Bisnis.com, JAKARTA - Komite Anti Dumping Indonesia (KADI) sebagai lembaga yang merekomendasikan BMAD, menyatakan tiga negara yakni China, Korea Dan Malaysia telah melakukan dumping. Hasil Investigasi menyebut ketiganya terbukti melakukan dumping sehingga diperlukan kebijakan anti dumping 5%-26%. Sementara pengumuman keputusan akan diumumkan pekan depan oleh pemerintah.
Juru Bicara Forum Lintas Asosiasi Industri Makanan dan Minuman (FLAIMM) Rachmat Hidayat mengatakan usulan komite tersebut akan berdampak secara langsung terhadap industri dan pada akhirnya akan melakukan langkah efisiensi dan mengancam tenaga kerja.
"Kami sedang tertekan dengan penurunan konsumsi, jangan lagi ditekan dengan pengenaan dumping," kata Rachmat saat konferensi pers di Equity Tower, Jakarta, Kamis (19/4/2018).
Pihaknya juga menaruh curiga kepada asosiasi yang menyampaikan petisi kepada KADI atas permohonan penyelidikan dumping. Adalah Asosiasi Produsen Synthetic Fiber Indonesia (APSyFI) sebagai produsen bahan baku kemasan plastik yang mengajukan permohonan penyelidikan Polyethylene Therephthalate (Pet) tersebut.

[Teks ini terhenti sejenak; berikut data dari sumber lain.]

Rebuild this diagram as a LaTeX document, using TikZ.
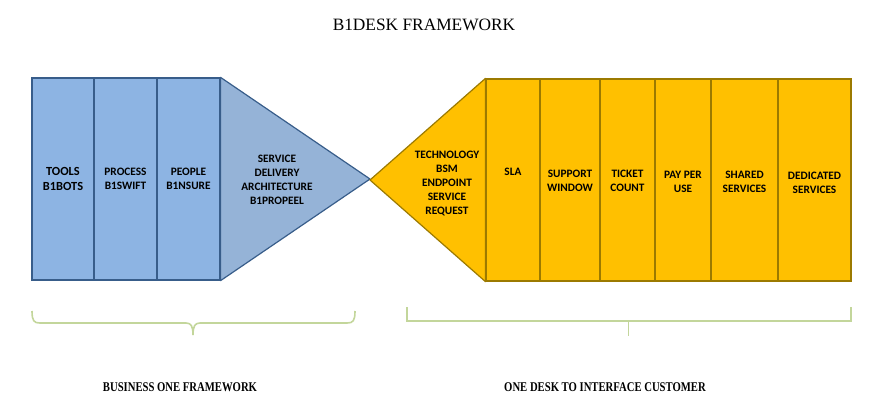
\documentclass[tikz,border=0pt]{standalone}
\usepackage{fontspec}
\setmainfont{Liberation Serif}
\newfontfamily\boxfont{Carlito}
\newfontfamily\capfont[FakeStretch=0.8]{Liberation Serif}
\usepackage{tikz}
\definecolor{bluefill}{HTML}{8DB4E3}
\definecolor{bluetri}{HTML}{95B3D7}
\definecolor{blueline}{HTML}{385D8A}
\definecolor{goldfill}{HTML}{FFC000}
\definecolor{goldline}{HTML}{9C7A00}
\definecolor{bracegreen}{HTML}{C3D69B}
\tikzstyle{lbox}=[rectangle, draw=blueline, fill=bluefill, line width=0.9pt, minimum height=151.5pt, inner sep=0pt, align=center, font=\boxfont\bfseries\fontsize{8.5}{10.5}\selectfont]
\tikzstyle{rbox}=[rectangle, draw=goldline, fill=goldfill, line width=0.9pt, minimum height=151.5pt, inner sep=0pt]
\tikzstyle{btext}=[inner sep=0pt, align=center, font=\boxfont\bfseries\fontsize{8.5}{10.5}\selectfont]
\tikzstyle{ltri}=[draw=blueline, fill=bluetri, line width=0.9pt, line join=round]
\tikzstyle{rtri}=[draw=goldline, fill=goldfill, line width=0.9pt, line join=round]
\tikzstyle{brace}=[-, draw=bracegreen, line width=1.2pt]
\tikzstyle{bracetip}=[-, draw=bracegreen, line width=0.7pt]
\tikzstyle{head}=[inner sep=0pt, font=\fontsize{13}{15}\selectfont]
\tikzstyle{foot}=[inner sep=0pt, font=\capfont\bfseries\fontsize{10}{12}\selectfont]

\begin{document}
\begin{tikzpicture}[x=0.75pt, y=-0.75pt]
			\useasboundingbox (0,0) rectangle (878,411);
			%The title
			\draw (424,25) node[head] (title) {B1DESK FRAMEWORK};
			
			%The business side
			\draw (63,179) node[lbox, minimum width=46.5pt, font=\boxfont\bfseries\fontsize{9.3}{11.5}\selectfont] (tools) {TOOLS\\B1BOTS};
			\draw (125.5,179) node[lbox, minimum width=47.25pt] (process) {PROCESS\\B1SWIFT};
			\draw (188.5,179) node[lbox, minimum width=47.25pt] (people) {PEOPLE\\B1NSURE};
			\draw[ltri] (people.north east) -- (370,179) -- (people.south east) -- cycle;
			\draw (277,180) node[btext] (sda) {SERVICE\\DELIVERY\\ARCHITECTURE\\B1PROPEEL};
			
			%The customer side
			\draw (513,180) node[rbox, minimum width=40.5pt] (sla) {};
			\draw (570,180) node[rbox, minimum width=45pt] (support) {};
			\draw (627.5,180) node[rbox, minimum width=41.25pt] (ticket) {};
			\draw (683,180) node[rbox, minimum width=42pt] (payuse) {};
			\draw (744.5,180) node[rbox, minimum width=50.25pt] (shared) {};
			\draw (814.5,180) node[rbox, minimum width=54.75pt] (dedicated) {};
			\draw[rtri] (sla.north west) -- (370,180) -- (sla.south west) -- cycle;
			\draw (447,183) node[btext] (tech) {TECHNOLOGY\\BSM\\ENDPOINT\\SERVICE\\REQUEST};
			\draw (513,172) node[btext] (sla-t) {SLA};
			\draw (570,181) node[btext] (support-t) {SUPPORT\\WINDOW};
			\draw (627.5,181) node[btext] (ticket-t) {TICKET\\COUNT};
			\draw (683,182) node[btext] (payuse-t) {PAY PER\\USE};
			\draw (744.5,182) node[btext] (shared-t) {SHARED\\SERVICES};
			\draw (814.5,183) node[btext] (dedicated-t) {DEDICATED\\SERVICES};
			
			%The braces
			\draw[brace] (32,311) .. controls (32,321) and (34,323) .. (40,323) -- (186,323) .. controls (191,323) and (193,326) .. (193,335);
			\draw[brace] (355,311) .. controls (355,321) and (353,323) .. (347,323) -- (200,323) .. controls (195,323) and (193,326) .. (193,335);
			\draw[brace] (407,307) -- (407,321) -- (851,321) -- (851,307);
			\draw[bracetip] (628,321) -- (628,336);
			
			%The captions
			\draw (180,387) node[foot] (business) {BUSINESS ONE FRAMEWORK};
			\draw (605,387) node[foot] (desk) {ONE DESK TO INTERFACE CUSTOMER};
		\end{tikzpicture}
\end{document}
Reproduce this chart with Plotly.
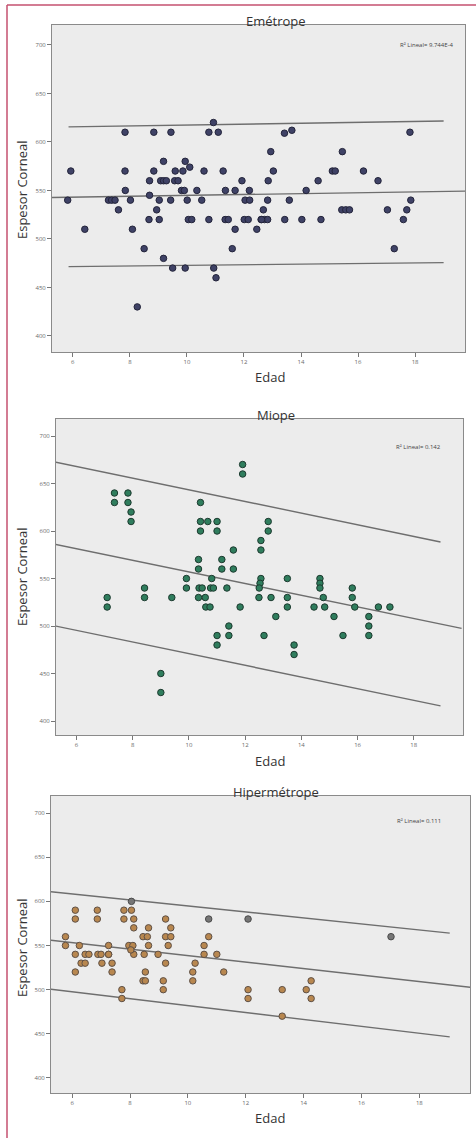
import plotly.graph_objects as go

# ---------------- DATA ----------------
# Emétrope
emet_edad = [5.93, 5.82, 6.42, 7.25, 7.36, 7.48, 7.6, 7.83, 7.83, 7.84, 8.02, 8.09, 8.26, 8.5,
             8.69, 8.69, 8.67, 8.84, 8.84, 8.94, 9.03, 9.03, 9.18, 9.08, 9.18, 9.28, 9.18, 9.44,
             9.43, 9.5, 9.57, 9.69, 9.59, 9.86, 9.81, 9.91, 9.94, 9.94, 10.1, 10.01, 10.05, 10.17,
             10.35, 10.52, 10.6, 10.77, 10.77, 10.93, 10.94, 11.02, 11.1, 11.27, 11.35, 11.34, 11.45,
             11.59, 11.69, 11.69, 11.93, 12.04, 12.2, 12.01, 12.15, 12.19, 12.45, 12.6, 12.72, 12.83,
             12.68, 12.85, 12.83, 12.94, 13.03, 13.42, 13.43, 13.59, 13.68, 14.03, 14.18, 14.6, 14.7,
             15.1, 15.2, 15.45, 15.43, 15.57, 15.7, 16.19, 16.7, 17.03, 17.27, 17.59, 17.71, 17.82,
             17.85, 12.62]
emet_espesor = [570, 540, 510, 540, 540, 540, 530, 610, 570, 550, 540, 510, 430, 490,
                560, 545, 520, 610, 570, 530, 540, 520, 580, 560, 560, 560, 480, 610,
                540, 470, 560, 560, 570, 570, 550, 550, 580, 470, 574, 540, 520, 520,
                550, 540, 570, 610, 520, 620, 470, 460, 610, 570, 550, 520, 520,
                490, 550, 510, 560, 540, 540, 520, 520, 550, 510, 520, 520, 520,
                530, 560, 540, 590, 570, 609, 520, 540, 612, 520, 550, 560, 520,
                570, 570, 590, 530, 530, 530, 570, 560, 530, 490, 520, 530, 610,
                540, 520]
emet_fit_x = [5.27, 19.75]
emet_fit_mid = [542.8, 549.3]
emet_int_x = [5.85, 19.0]
emet_int_sup = [615.5, 621.5]
emet_int_inf = [471.5, 475.6]

# Miope
miope_edad = [7.09, 7.09, 7.35, 7.35, 7.83, 7.83, 7.94, 7.94, 8.42, 8.42, 9.0, 9.0, 9.39,
              9.91, 9.91, 10.34, 10.34, 10.36, 10.47, 10.34, 10.58, 10.41, 10.41, 10.41,
              10.6, 10.75, 10.81, 10.77, 10.87, 10.67, 11.0, 11.0, 11.0, 11.0, 11.17, 11.17,
              11.35, 11.42, 11.42, 11.58, 11.58, 11.82, 11.91, 11.91, 12.56, 12.56, 12.56, 12.53,
              12.5, 12.49, 12.67, 12.82, 12.82, 12.92, 13.09, 13.5, 13.5, 13.5, 13.74, 13.74,
              14.45, 14.66, 14.66, 14.66, 14.78, 14.83, 15.16, 15.48, 15.81, 15.81, 15.9,
              16.4, 16.4, 16.4, 16.74, 17.15]
miope_espesor = [530, 520, 640, 630, 640, 630, 620, 610, 540, 530, 450, 430, 530,
                 550, 540, 570, 560, 540, 540, 530, 530, 630, 610, 600,
                 520, 520, 550, 540, 540, 610, 610, 600, 490, 480, 570, 560,
                 540, 500, 490, 580, 560, 520, 670, 660, 590, 580, 550, 545,
                 540, 530, 490, 610, 600, 530, 510, 550, 530, 520, 480, 470,
                 520, 550, 545, 540, 530, 520, 510, 490, 540, 530, 520,
                 510, 500, 490, 520, 520]
miope_fit_x = [5.25, 19.7]
miope_fit_mid = [586.0, 497.5]
miope_int_x = [5.25, 18.95]
miope_int_sup = [672.5, 588.5]
miope_int_inf = [500.0, 416.0]

# Hipermétrope
hiper_edad = [5.77, 5.77, 6.11, 6.11, 6.11, 6.11, 6.25, 6.31, 6.45, 6.45, 6.58, 6.89, 7.0,
              7.26, 6.87, 6.87, 7.03, 7.26, 7.26, 7.38, 7.38, 7.72, 7.72, 7.79, 7.79, 8.05,
              8.13, 8.13, 7.96, 8.1, 8.13, 8.03, 8.49, 8.45, 8.6, 8.64, 8.64, 8.53, 8.45, 8.53,
              8.97, 9.15, 9.15, 9.23, 9.23, 9.41, 9.32, 9.41, 9.23, 10.17, 10.17, 10.25,
              10.56, 10.56, 10.72, 11.0, 11.24, 12.08, 12.08, 13.26, 13.26, 14.09, 14.26, 14.26]
hiper_espesor = [560, 550, 590, 580, 540, 520, 550, 530, 530, 540, 540, 540, 540,
                 540, 590, 580, 530, 550, 540, 530, 520, 500, 490, 590, 580, 590,
                 580, 570, 550, 550, 540, 545, 540, 560, 560, 570, 550, 520, 510, 510,
                 540, 510, 500, 580, 560, 560, 550, 570, 530, 520, 510, 530,
                 550, 540, 560, 540, 520, 500, 490, 500, 470, 500, 510, 490]
hiper_gris_edad = [8.05, 10.72, 12.08, 17.02]
hiper_gris_espesor = [600, 580, 580, 560]
hiper_fit_x = [5.25, 19.8]
hiper_fit_mid = [556.0, 502.5]
hiper_int_x = [5.25, 19.05]
hiper_int_sup = [611.0, 564.0]
hiper_int_inf = [500.5, 446.5]

titulos = ["Emétrope", "Miope", "Hipermétrope"]
r2_textos = ["R² Lineal= 9.744E-4", "R² Lineal= 0.142", "R² Lineal= 0.111"]
x_ticks = [6, 8, 10, 12, 14, 16, 18]
y_ticks = [400, 450, 500, 550, 600, 650, 700]

# ---------------- FIGURE ----------------
W, H = 476, 1138
def py(p):
    return 1 - p / H
def px(p):
    return p / W

fig = go.Figure()

panels = [
    dict(x=emet_edad, y=emet_espesor, fx=emet_fit_x, fm=emet_fit_mid, ix=emet_int_x,
         iu=emet_int_sup, il=emet_int_inf, fill="#3f4266", line="#23243a",
         dom_x=[px(52), px(465)], dom_y=[py(352), py(25)], yr=[383.5, 720.5],
         title_y=21, edad_y=377, esp_y=190, r2=(455, 45)),
    dict(x=miope_edad, y=miope_espesor, fx=miope_fit_x, fm=miope_fit_mid, ix=miope_int_x,
         iu=miope_int_sup, il=miope_int_inf, fill="#2f7d5d", line="#1d3a2f",
         dom_x=[px(56), px(463)], dom_y=[py(735), py(419)], yr=[385.3, 717.9],
         title_y=415, edad_y=761, esp_y=577, r2=(443, 447)),
    dict(x=hiper_edad, y=hiper_espesor, fx=hiper_fit_x, fm=hiper_fit_mid, ix=hiper_int_x,
         iu=hiper_int_sup, il=hiper_int_inf, fill="#b8874f", line="#5e5046",
         dom_x=[px(51), px(470)], dom_y=[py(1093), py(796)], yr=[383.0, 719.3],
         title_y=792, edad_y=1118, esp_y=948, r2=(443, 821)),
]

axis_font = dict(family="Open Sans, Liberation Sans, sans-serif", size=6, color="#6a6a6a")
label_font = dict(family="Open Sans, Liberation Sans, sans-serif", size=13, color="#333333")

for i, p in enumerate(panels):
    n = "" if i == 0 else str(i + 1)
    xa, ya = "x" + n, "y" + n
    line_style = dict(color="#6e6e6e", width=1.4)
    fig.add_trace(go.Scatter(x=p["fx"], y=p["fm"], mode="lines", line=line_style,
                             xaxis=xa, yaxis=ya, showlegend=False, hoverinfo="skip"))
    fig.add_trace(go.Scatter(x=p["ix"], y=p["iu"], mode="lines", line=line_style,
                             xaxis=xa, yaxis=ya, showlegend=False, hoverinfo="skip"))
    fig.add_trace(go.Scatter(x=p["ix"], y=p["il"], mode="lines", line=line_style,
                             xaxis=xa, yaxis=ya, showlegend=False, hoverinfo="skip"))
    fig.add_trace(go.Scatter(x=p["x"], y=p["y"], mode="markers",
                             marker=dict(size=6.5, color=p["fill"], line=dict(color=p["line"], width=1)),
                             xaxis=xa, yaxis=ya, showlegend=False))
    if i == 2:
        fig.add_trace(go.Scatter(x=hiper_gris_edad, y=hiper_gris_espesor, mode="markers",
                                 marker=dict(size=6.5, color="#767676", line=dict(color="#4a4a4a", width=1)),
                                 xaxis=xa, yaxis=ya, showlegend=False))

    fig.update_layout(**{
        "xaxis" + n: dict(domain=p["dom_x"], anchor=ya, range=[5.27, 19.75],
                          tickvals=x_ticks, ticktext=[str(t) for t in x_ticks],
                          ticks="outside", ticklen=4, tickcolor="#777", tickfont=axis_font,
                          showgrid=False, zeroline=False, showline=True, linecolor="#8a8a8a",
                          linewidth=1, mirror=True, fixedrange=True),
        "yaxis" + n: dict(domain=p["dom_y"], anchor=xa, range=p["yr"],
                          tickvals=y_ticks, ticktext=[str(t) for t in y_ticks],
                          ticks="outside", ticklen=4, tickcolor="#777", tickfont=axis_font,
                          showgrid=False, zeroline=False, showline=True, linecolor="#8a8a8a",
                          linewidth=1, mirror=True, fixedrange=True),
    })

    fig.add_annotation(text=titulos[i], xref="paper", yref="paper", x=px(276), y=py(p["title_y"]),
                       showarrow=False, font=label_font, xanchor="center", yanchor="middle")
    fig.add_annotation(text="Edad", xref="paper", yref="paper", x=px(270), y=py(p["edad_y"]),
                       showarrow=False, font=label_font, xanchor="center", yanchor="middle")
    fig.add_annotation(text="Espesor Corneal", xref="paper", yref="paper", x=px(22), y=py(p["esp_y"]),
                       showarrow=False, font=label_font, textangle=-90,
                       xanchor="center", yanchor="middle")
    fig.add_annotation(text=r2_textos[i], xref="paper", yref="paper", x=px(p["r2"][0]), y=py(p["r2"][1]),
                       showarrow=False, xanchor="right", yanchor="middle",
                       font=dict(family="Open Sans, Liberation Sans, sans-serif", size=6, color="#444"))

# plot background rectangles
for p in panels:
    fig.add_shape(type="rect", xref="paper", yref="paper", layer="below",
                  x0=p["dom_x"][0], x1=p["dom_x"][1], y0=p["dom_y"][0], y1=p["dom_y"][1],
                  fillcolor="#ececec", line=dict(width=0))

# red page frame (top & left)
fig.add_shape(type="line", xref="paper", yref="paper", x0=px(7), x1=1, y0=py(5), y1=py(5),
              line=dict(color="#c4506f", width=1.5))
fig.add_shape(type="line", xref="paper", yref="paper", x0=px(7), x1=px(7), y0=0, y1=py(5),
              line=dict(color="#c4506f", width=1.5))

fig.update_layout(width=W, height=H, margin=dict(l=0, r=0, t=0, b=0),
                  paper_bgcolor="white", plot_bgcolor="rgba(0,0,0,0)")

fig.write_html("out.html", config={"displayModeBar": False})
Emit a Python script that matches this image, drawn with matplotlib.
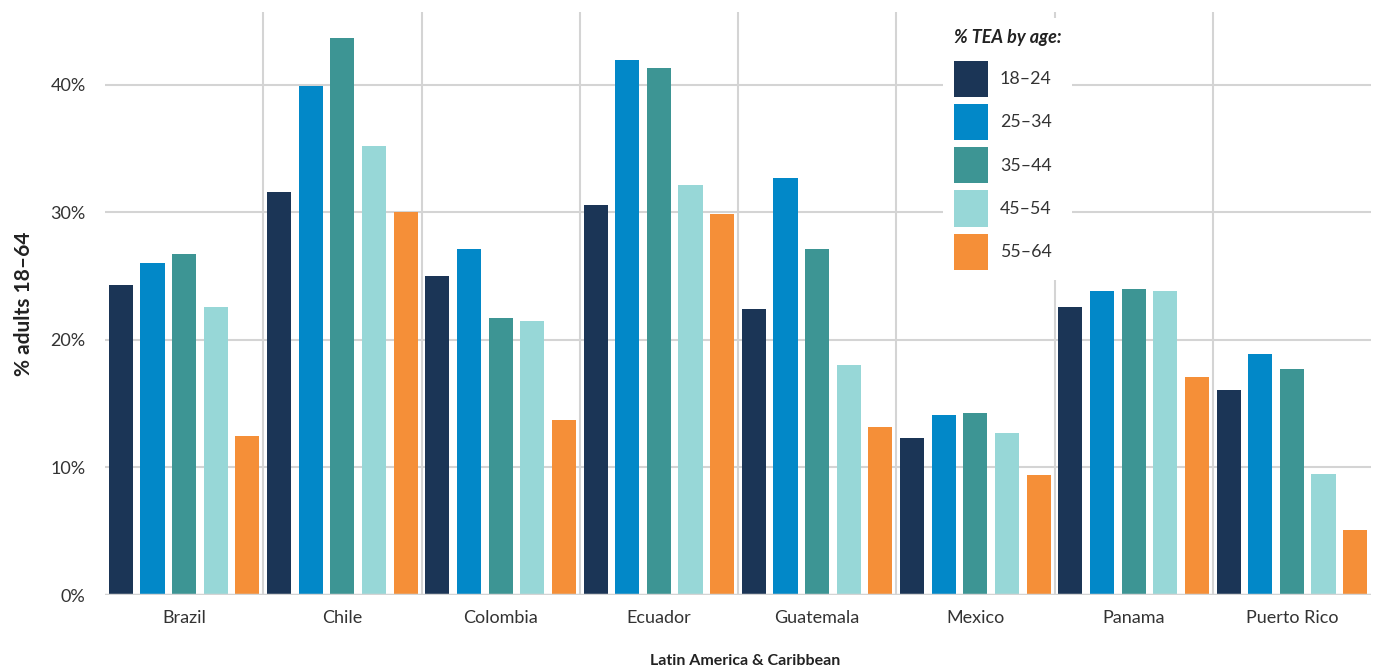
import matplotlib
matplotlib.use("Agg")
import matplotlib.pyplot as plt
from matplotlib.patches import Patch
import numpy as np

countries = ["Brazil", "Chile", "Colombia", "Ecuador", "Guatemala", "Mexico", "Panama", "Puerto Rico"]
age_groups = ["18–24", "25–34", "35–44", "45–54", "55–64"]
tea_18_24 = [24.3, 31.6, 25.0, 30.6, 22.4, 12.3, 22.6, 16.1]
tea_25_34 = [26.0, 39.9, 27.1, 41.9, 32.7, 14.1, 23.8, 18.9]
tea_35_44 = [26.7, 43.7, 21.7, 41.3, 27.1, 14.3, 24.0, 17.7]
tea_45_54 = [22.6, 35.2, 21.5, 32.1, 18.0, 12.7, 23.8, 9.5]
tea_55_64 = [12.5, 30.0, 13.7, 29.9, 13.2, 9.4, 17.1, 5.1]
series = [tea_18_24, tea_25_34, tea_35_44, tea_45_54, tea_55_64]
colors = ["#1b3556", "#0288c8", "#3d9594", "#97d7d7", "#f58f38"]
yticks = [0, 10, 20, 30, 40]

plt.rcParams['font.family'] = ['Lato', 'DejaVu Sans']

fig = plt.figure(figsize=(13.76, 6.72), dpi=100)
ax = fig.add_axes([105/1376, 77/672, 1266/1376, 583/672])

n = len(countries)
base = np.arange(n)
bw = 0.76 / 5
for j, (vals, c) in enumerate(zip(series, colors)):
    ax.bar(base + (j + 0.5) / 5, vals, width=bw, color=c, zorder=3, label=age_groups[j])

ax.set_xlim(0, n)
ax.set_ylim(0, 45.7)
ax.set_yticks(yticks)
ax.set_yticklabels([f"{v}%" for v in yticks])
ax.set_xticks(base + 0.5)
ax.set_xticklabels(countries)
ax.tick_params(axis='both', length=0, labelsize=13, labelcolor="#333333")
ax.tick_params(axis='x', pad=11)
ax.tick_params(axis='y', pad=14)

for y in yticks[1:]:
    ax.axhline(y, color="#d4d4d4", lw=1.5, zorder=1)
for x in range(1, n):
    ax.axvline(x, color="#d4d4d4", lw=1.5, zorder=1)
ax.axhline(0, color="#d4d4d4", lw=2.5, zorder=4)

for s in ax.spines.values():
    s.set_visible(False)

ax.set_ylabel("% adults 18–64", fontsize=15, fontweight='bold', color="#222222", labelpad=12)
fig.text(745/1376, 1 - 661/672, "Latin America & Caribbean", ha='center', va='center',
         fontsize=11.5, fontweight='bold', color="#222222")

handles = [Patch(facecolor=c, edgecolor='none') for c in colors]
leg = fig.legend(handles, age_groups, loc='upper left', bbox_to_anchor=(934/1376, 1 - 9/672),
                 frameon=True, framealpha=1, facecolor='white', edgecolor='none', fancybox=False,
                 fontsize=12.8, handlelength=1.95, handleheight=2.75, labelspacing=0.4,
                 handletextpad=0.65, borderpad=0.6, title="% TEA by age:",
                 title_fontproperties={'size': 13, 'weight': 'bold', 'style': 'italic'},
                 alignment='left', labelcolor="#333333")
leg.get_title().set_color("#222222")
leg._legend_box.sep = 0.4 * 12.8 + 8 * 0.72

fig.savefig("out.png", dpi=100, facecolor='white')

Dia menyebut dari tiga petisioner atau perusahaan yang menyampaikan permohonan penyelidikan dumping ke KADI, dua diantaranya memiliki afiliasi dengan perusahaan luar negeri. Sementara satu perusahaan lainnya merupakan importir Pet dari negara yang diduga melakukan dumping. Temuan ini dinilai menunjukkan bahwa petisioner tidak berhak untuk melakukan pengajuan penyelidikan.
“Anehnya lagi, produsen Pet Indonesia (petisioner) saat ini sedang dituduh pula dumping oleh Argentina Dan Malaysia,” katanya.
Sejatinya dumping yang dilakukan oleh sebuah negara tidak dipermasalahkan selama tidak mengganggu industri dalam negeri. Penetapan BMAD sendiri akan dikenakan apabila Ada industri yang mengalami kerugian terhadap situasi impor sebuah komoditas.
Sebagai informasi, pet merupakan bahan baku yang digunakan untuk membuat kemasan makanan dan minuman. Adapun tingkat penggunaannya di dalam negeri bervariasi mulai 20% hingga 70%, tergantung produk. Kemasan minuman ringan misalnya, menggunakan bahan baku pet hingga 70% dibanding bahan baku lain. Sedangkan untuk kemasanan makanan seperti biskuit menggunakan Pet sebesar 20%.
FLAIMM memaparkan tiap tahun penggunaan tersebut penggunaan pet untuk industri makanan dan minuman sekitar 200.000 ton per tahun, dengan rata-rata 55% sampai 60% merupakan impor dengan harga kisaran sekitar US$1.600 per ton. Pihaknya menuding produsen Pet Indonesia lebih banyak menyalurkan ekspor, di tengah industri domestik membutuhkan bahan baku tersebut.
Direktur Riset Center of Reform on Economics (Core) Indonesia Piter Abdullah mengatakan penetapan BMAD nantinya akan menyebabkan biaya industri makanan dan minuman meningkat sehingga memaksa kalangan industri meningkatkan harga jual. Langkah tersebut diperkirakan bakal menurunkan permintaan pasar dan ikut menurunkan PPN dan PPh pemerintah.
“Kalau bea masuk 10% dampaknya pada penurunan pertumbuhan demand 0,7-0,8% untuk industri besar dan bagi industri kecil dan mikro akan turun pertumbuhan dimand nya 2,98% - 3,25%,” katanya.
Rekomendasi penerapan kebijakan BMAD Pet terhadap impor juga pernah diajukan oleh KADI pada 2013. Rekomendasi tersebut ternyata ditolak oleh Kemendag dengan berbagai pertimbangan yang mengarah pada dampak terhadap industri makanan dan minuman Indonesia.
Piter menambahkan dampak terhadap pajak penjualan bagi industri besar dan menengah diperkirakan mencapai Rp56.996 miliar sebelum penetapan Pet. Namun setelah penetapan BMAD Pet akan berkurang PPN sebesar Rp230 miliar.
FLAIM merupakan forum hasil gabungan sejumlah asosiasi, yakni Gabungan Pengusaha Makanan dan Minuman Indonesia (Gapmmi), Asosiasi Perusahaan Air Kemasan Indonesia (Aspadin), Asosiasi Industri Minuman Ringan (Asrim) dan Asosiasi Industri Roti, Biskuit dan Mie Instan (Arobim).